When creating source code in an object oriented language such as C++, the programmer can use instances of objects to make the source code easier to follow. Once the code is compiled, the resulting object code will be difficult for a human to read, but can be processed very efficiently by a computer. The two types of objects are quite different, but for their respective uses — one read by programmers the other read by computers — they serve a similar purpose.
Object code can also keep the source code of a particular application protected and remove the requirement to include the source with the purchased product. One example of object code that consumers pay for would be Microsoft Office. The object code is written to a CD or DVD and packaged for sale, but the source code used to compile the applications into their working state is kept by Microsoft and not shared with the general public.

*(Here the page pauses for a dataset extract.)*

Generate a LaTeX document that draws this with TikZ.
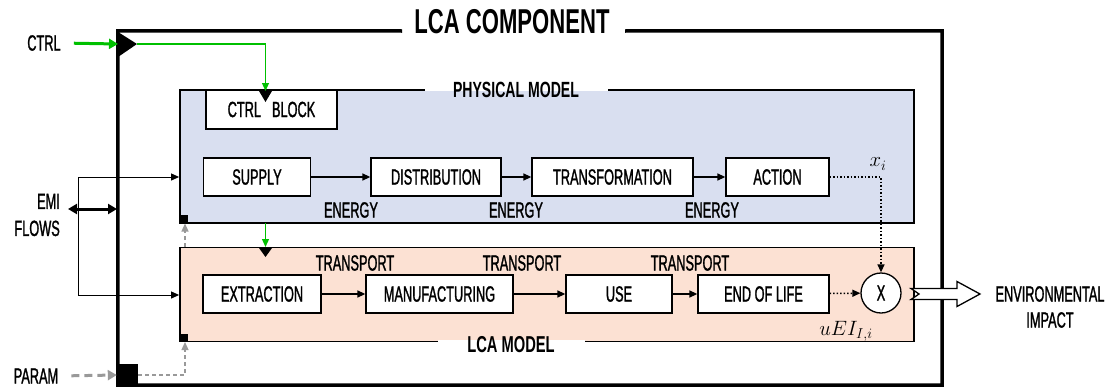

This helps protect intellectual property for Microsoft and also eliminates the need for the individual to purchase the software to compile it prior to installation.
A compiler is a piece of software that transforms the entered source code into a machine language readable object which is optimized for reading by a computer. Separating the original source code from the installed code can also provide benefit to developers in testing, allowing the source code to continually change and be compiled to be available for later installations. An example of this might be to compare an application's nightly build to the stable packaged object code. One needs compiling and is changed nightly, the other has been tested and is made available when the majority of the kinks have been worked out.
Some applications or even operating systems such as Linux can be compiled by the users once downloaded, or they can be downloaded and installed from pre-compiled object code. Many of these applications are open source and the development communities that create and support them encourage those using them to assist in modifying their source code.
There are more and more open source applications and developers around the Internet who would encourage the use of nightly builds, however the packaged object code of both open source and payware applications can be much more user friendly.